Watering: Infrequently regular

Pruning: In general, Brazilian pepper tree will require significant and frequent pruning in most urbans settings either to train or to correct bad form. Elevate the canopy base (but don't raise the crown too fast) and rigorously train scaffold branch architecture to compensate for its real crummy branch topology. As such, one can expect that this hapless tree will need staking and training when young to cause an upright habit. Eventually you'll just want to chop it down and be done with it.

Propagation: Brazilian pepper trees are easily propagated by seed. They will 'colonize' some in central Arizona in and around sources of water and moist soil. Braziliam pepper has vigorously naturalized in southern California, Hawaii and south Florida where it has become an invasive nuisance tree forming Brazilian pepper tree thickets.

Disease and Pests: Root rot pathogens in poorly drained soils.

Additional comments: This is a high maintenance tree of questionable value in many landscape settings that frankly nursery operators can grow fast and sell quick. In Phoenix, drought tolerance makes it worthy of consideration for smaller spaces; however, it is weak wooded, prone to have an atrocious branching architecture, and reseeds with gusto.

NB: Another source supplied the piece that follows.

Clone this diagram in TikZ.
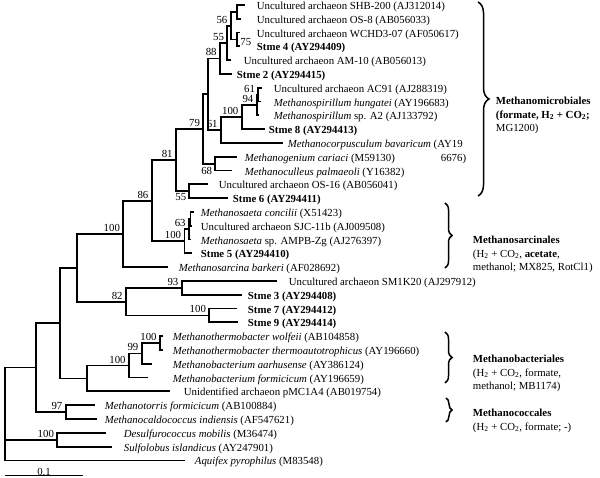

Personally, I've pulled enough seedlings from yardscapes in southern California as an entrepreneurial teenage boy to develop a true dislike for this invasive, aromatic doggy  (Woof!! Woof!!) tree. Or as one ecological web site fondly puts it, "Brazilian pepper tree is an aggressive pioneer species that quickly colonizes disturbed areas". Others appreciate it more for its drought tolerance, evergreen habit, and relatively dense shade. Brazilian pepper produces irritant toxins that have an allelopathic effect inhibiting both germination and growth of plants around it.

I have searched far and wide and have found only this Brazilian pepper tree in Woodland Hills, California that has looked good enough to photograph. I guess you get my point....this tree is a real landscape loser. Its one redeeming quality is that it produces fewer basal suckers than Schinus molle.